> What is asked
For the copy, please give all of the data again exactly and leave the pictures out.

> Data lines
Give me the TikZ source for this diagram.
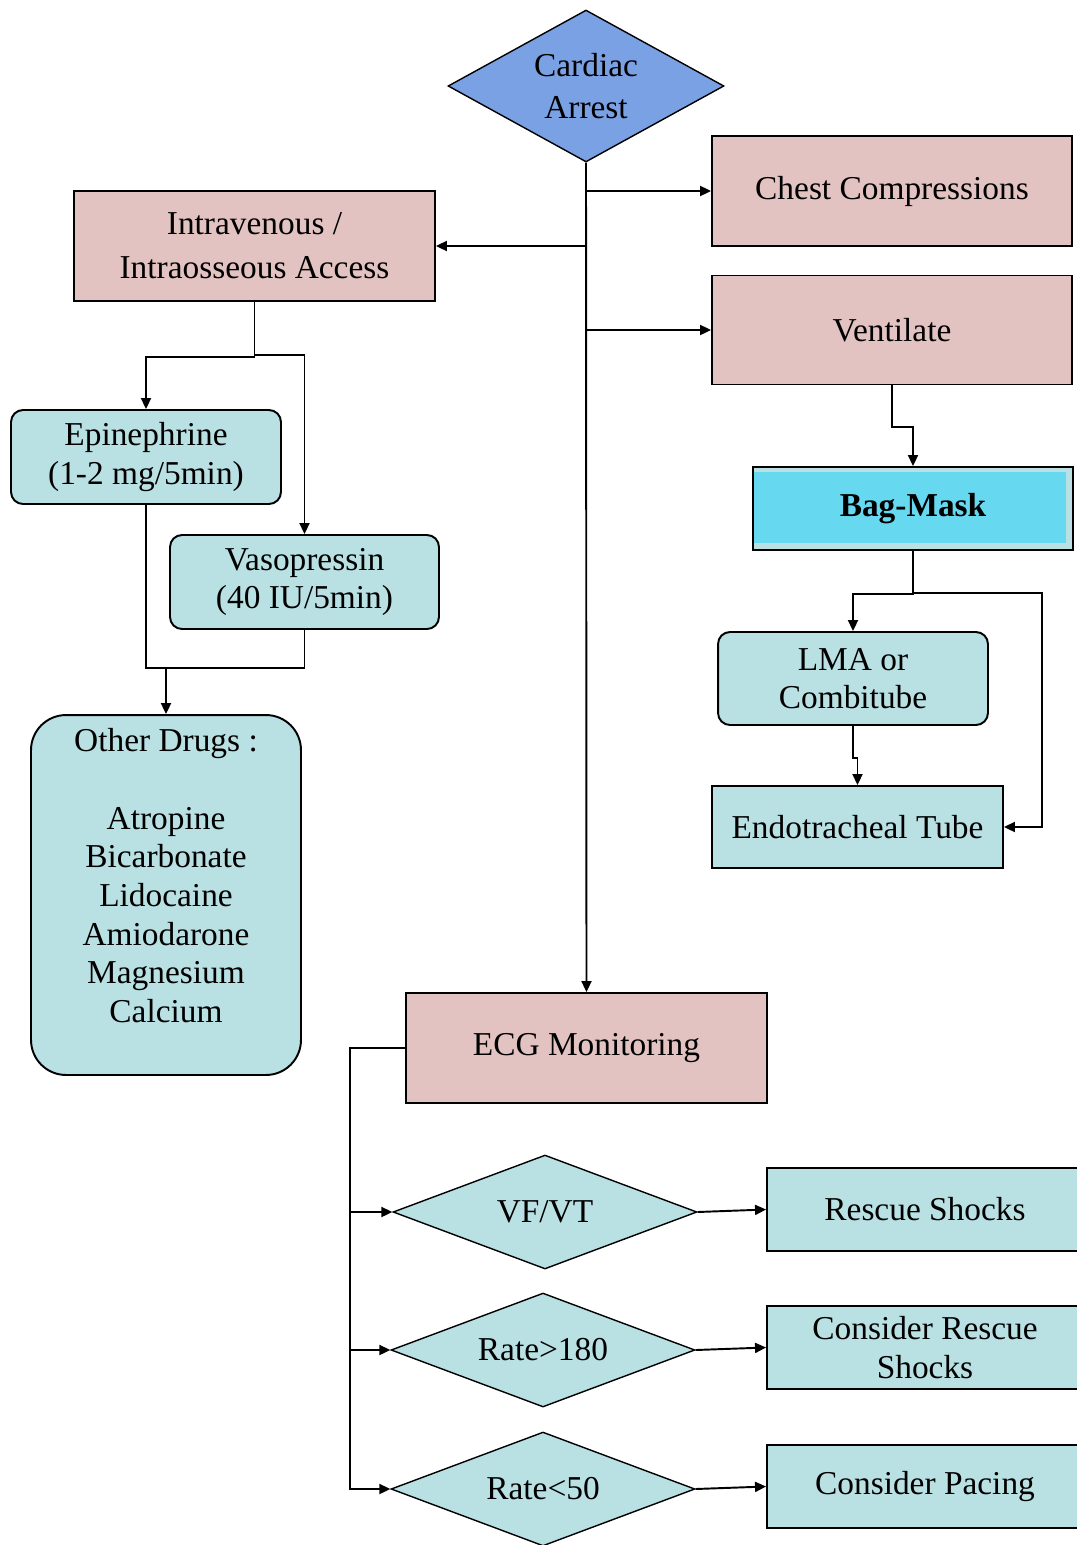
\documentclass[tikz,border=0pt]{standalone}
\usepackage{fontspec}
\setmainfont{Liberation Serif}
\usetikzlibrary{shapes.geometric,arrows.meta}
\definecolor{carpink}{RGB}{226,195,193}
\definecolor{carcyan}{RGB}{185,224,227}
\definecolor{carblue}{RGB}{122,161,227}
\definecolor{carbag}{RGB}{102,217,240}
\tikzset{edge/.style={line width=1.1pt, -{Triangle[length=2.2mm,width=2mm]}}}
\tikzset{wire/.style={line width=1.1pt}}
\tikzset{pbox/.style={draw, line width=1.1pt, fill=carpink, align=center, inner sep=0pt}}
\tikzset{cbox/.style={draw, line width=1.1pt, fill=carcyan, align=center, inner sep=0pt}}
\tikzset{rbox/.style={cbox, rounded corners=0.24cm}}
\tikzset{dnode/.style={draw, diamond, aspect=2.6, line width=0.8pt, fill=carcyan, align=center, inner sep=0pt}}
\tikzset{bagbox/.style={draw, line width=1.1pt, fill=carcyan, align=center, inner sep=0pt,
    path picture={\fill[carbag] ([xshift=0.02cm,yshift=-0.1cm]path picture bounding box.north west)
        rectangle ([xshift=-0.14cm,yshift=0.14cm]path picture bounding box.south east);}}}

\begin{document}
\begin{tikzpicture}[x=0.02cm, y=-0.02cm, every node/.style={font=\fontsize{19}{22}\selectfont}]
        \useasboundingbox (0,0) rectangle (1076,1545);

        \node[dnode, aspect=1.8, fill=carblue, minimum width=5.52cm, minimum height=3.04cm, font=\fontsize{19}{24}\selectfont] (Nca) at (586,86) {Cardiac\\Arrest};
        \node[pbox, minimum width=7.2cm, minimum height=2.2cm] (Ncc) at (892,191) {Chest Compressions};
        \node[pbox, minimum width=7.2cm, minimum height=2.18cm] (Nve) at (892,330) {Ventilate};
        \node[pbox, minimum width=7.22cm, minimum height=2.2cm, font=\fontsize{19}{25}\selectfont] (Niv) at (254.5,246) {Intravenous /\\Intraosseous Access};

        \node[bagbox, minimum width=6.4cm, minimum height=1.66cm] (Nbm) at (913,508.5) {\textbf{Bag-Mask}};
        \node[rbox, minimum width=5.4cm, minimum height=1.86cm] (Nlma) at (853,678.5) {LMA or\\Combitube};
        \node[cbox, minimum width=5.82cm, minimum height=1.64cm] (Net) at (857.5,827) {Endotracheal Tube};

        \node[rbox, minimum width=5.4cm, minimum height=1.88cm] (Nep) at (146,457) {Epinephrine\\(1-2 mg/5min)};
        \node[rbox, minimum width=5.38cm, minimum height=1.88cm] (Nva) at (304.5,582) {Vasopressin\\(40 IU/5min)};
        \node[rbox, rounded corners=0.7cm, minimum width=5.4cm, minimum height=7.2cm] (Nod) at (166,895)
            {Other Drugs :\\[22pt]Atropine\\Bicarbonate\\Lidocaine\\Amiodarone\\Magnesium\\Calcium\\\mbox{}};

        \node[pbox, minimum width=7.22cm, minimum height=2.2cm] (Necg) at (586.5,1048) {ECG Monitoring};

        \node[dnode, minimum width=6.08cm, minimum height=2.28cm] (Dvf) at (545,1212) {VF/VT};
        \node[dnode, minimum width=6.08cm, minimum height=2.28cm] (Dhi) at (543,1350) {Rate>180};
        \node[dnode, minimum width=6.08cm, minimum height=2.28cm] (Dlo) at (543,1489) {Rate<50};

        \node[cbox, minimum width=6.32cm, minimum height=1.66cm] (Brs) at (925,1209.5) {Rescue Shocks};
        \node[cbox, minimum width=6.32cm, minimum height=1.66cm] (Bcr) at (925,1347.5) {Consider Rescue\\Shocks};
        \node[cbox, minimum width=6.32cm, minimum height=1.66cm] (Bcp) at (925,1486.5) {Consider Pacing};

        \coordinate (Kr) at (1042,593);
        \coordinate (Jdr) at (166,668);
        \coordinate (Kecg) at (350,1048);

        \draw [edge] (Nca.south) -- (Necg.north);
        \draw [edge] (Nca.south |- Ncc.west) -- (Ncc.west);
        \draw [edge] (Nca.south |- Niv.east) -- (Niv.east);
        \draw [edge] (Nca.south |- Nve.west) -- (Nve.west);

        \draw [edge] (Nve.south) -- ++(0,42) -| (Nbm.north);
        \draw [edge] (Nbm.south) -- ++(0,43) -| (Nlma.north);
        \draw [edge] (Nbm.south) |- (Kr) |- (Net.east);
        \draw [edge] (Nlma.south) -- ++(0,32) -| (Net.north);

        \draw [edge] (Niv.south) -- ++(0,55) -| (Nep.north);
        \draw [edge] (Niv.south) -- ++(0,53) -| (Nva.north);
        \draw [wire] (Nep.south) |- (Nva.south |- Jdr) -- (Nva.south);
        \draw [edge] (Jdr) -- (Nod.north);

        \draw [edge] (Necg.west) -- (Kecg) |- (Dlo.west);
        \draw [edge] (Kecg) |- (Dvf.west);
        \draw [edge] (Kecg) |- (Dhi.west);

        \draw [edge] (Dvf.east) -- (Brs.west);
        \draw [edge] (Dhi.east) -- (Bcr.west);
        \draw [edge] (Dlo.east) -- (Bcp.west);

    \end{tikzpicture}
\end{document}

> Finished exercise
Give me the TikZ source for this diagram.
\documentclass[tikz,border=0pt]{standalone}
\usepackage{fontspec}
\setmainfont{Liberation Serif}
\usetikzlibrary{shapes.geometric,arrows.meta}
\definecolor{carpink}{RGB}{226,195,193}
\definecolor{carcyan}{RGB}{185,224,227}
\definecolor{carblue}{RGB}{122,161,227}
\definecolor{carbag}{RGB}{102,217,240}
\tikzset{edge/.style={line width=1.1pt, -{Triangle[length=2.2mm,width=2mm]}}}
\tikzset{wire/.style={line width=1.1pt}}
\tikzset{pbox/.style={draw, line width=1.1pt, fill=carpink, align=center, inner sep=0pt}}
\tikzset{cbox/.style={draw, line width=1.1pt, fill=carcyan, align=center, inner sep=0pt}}
\tikzset{rbox/.style={cbox, rounded corners=0.24cm}}
\tikzset{dnode/.style={draw, diamond, aspect=2.6, line width=0.8pt, fill=carcyan, align=center, inner sep=0pt}}
\tikzset{bagbox/.style={draw, line width=1.1pt, fill=carcyan, align=center, inner sep=0pt,
    path picture={\fill[carbag] ([xshift=0.02cm,yshift=-0.1cm]path picture bounding box.north west)
        rectangle ([xshift=-0.14cm,yshift=0.14cm]path picture bounding box.south east);}}}

\begin{document}
\begin{tikzpicture}[x=0.02cm, y=-0.02cm, every node/.style={font=\fontsize{19}{22}\selectfont}]
        \useasboundingbox (0,0) rectangle (1076,1545);

        \node[dnode, aspect=1.8, fill=carblue, minimum width=5.52cm, minimum height=3.04cm, font=\fontsize{19}{24}\selectfont] (Nca) at (586,86) {Cardiac\\Arrest};
        \node[pbox, minimum width=7.2cm, minimum height=2.2cm] (Ncc) at (892,191) {Chest Compressions};
        \node[pbox, minimum width=7.2cm, minimum height=2.18cm] (Nve) at (892,330) {Ventilate};
        \node[pbox, minimum width=7.22cm, minimum height=2.2cm, font=\fontsize{19}{25}\selectfont] (Niv) at (254.5,246) {Intravenous /\\Intraosseous Access};

        \node[bagbox, minimum width=6.4cm, minimum height=1.66cm] (Nbm) at (913,508.5) {\textbf{Bag-Mask}};
        \node[rbox, minimum width=5.4cm, minimum height=1.86cm] (Nlma) at (853,678.5) {LMA or\\Combitube};
        \node[cbox, minimum width=5.82cm, minimum height=1.64cm] (Net) at (857.5,827) {Endotracheal Tube};

        \node[rbox, minimum width=5.4cm, minimum height=1.88cm] (Nep) at (146,457) {Epinephrine\\(1-2 mg/5min)};
        \node[rbox, minimum width=5.38cm, minimum height=1.88cm] (Nva) at (304.5,582) {Vasopressin\\(40 IU/5min)};
        \node[rbox, rounded corners=0.7cm, minimum width=5.4cm, minimum height=7.2cm] (Nod) at (166,895)
            {Other Drugs :\\[22pt]Atropine\\Bicarbonate\\Lidocaine\\Amiodarone\\Magnesium\\Calcium\\\mbox{}};

        \node[pbox, minimum width=7.22cm, minimum height=2.2cm] (Necg) at (586.5,1048) {ECG Monitoring};

        \node[dnode, minimum width=6.08cm, minimum height=2.28cm] (Dvf) at (545,1212) {VF/VT};
        \node[dnode, minimum width=6.08cm, minimum height=2.28cm] (Dhi) at (543,1350) {Rate>180};
        \node[dnode, minimum width=6.08cm, minimum height=2.28cm] (Dlo) at (543,1489) {Rate<50};

        \node[cbox, minimum width=6.32cm, minimum height=1.66cm] (Brs) at (925,1209.5) {Rescue Shocks};
        \node[cbox, minimum width=6.32cm, minimum height=1.66cm] (Bcr) at (925,1347.5) {Consider Rescue\\Shocks};
        \node[cbox, minimum width=6.32cm, minimum height=1.66cm] (Bcp) at (925,1486.5) {Consider Pacing};

        \coordinate (Kr) at (1042,593);
        \coordinate (Jdr) at (166,668);
        \coordinate (Kecg) at (350,1048);

        \draw [edge] (Nca.south) -- (Necg.north);
        \draw [edge] (Nca.south |- Ncc.west) -- (Ncc.west);
        \draw [edge] (Nca.south |- Niv.east) -- (Niv.east);
        \draw [edge] (Nca.south |- Nve.west) -- (Nve.west);

        \draw [edge] (Nve.south) -- ++(0,42) -| (Nbm.north);
        \draw [edge] (Nbm.south) -- ++(0,43) -| (Nlma.north);
        \draw [edge] (Nbm.south) |- (Kr) |- (Net.east);
        \draw [edge] (Nlma.south) -- ++(0,32) -| (Net.north);

        \draw [edge] (Niv.south) -- ++(0,55) -| (Nep.north);
        \draw [edge] (Niv.south) -- ++(0,53) -| (Nva.north);
        \draw [wire] (Nep.south) |- (Nva.south |- Jdr) -- (Nva.south);
        \draw [edge] (Jdr) -- (Nod.north);

        \draw [edge] (Necg.west) -- (Kecg) |- (Dlo.west);
        \draw [edge] (Kecg) |- (Dvf.west);
        \draw [edge] (Kecg) |- (Dhi.west);

        \draw [edge] (Dvf.east) -- (Brs.west);
        \draw [edge] (Dhi.east) -- (Bcr.west);
        \draw [edge] (Dlo.east) -- (Bcp.west);

    \end{tikzpicture}
\end{document}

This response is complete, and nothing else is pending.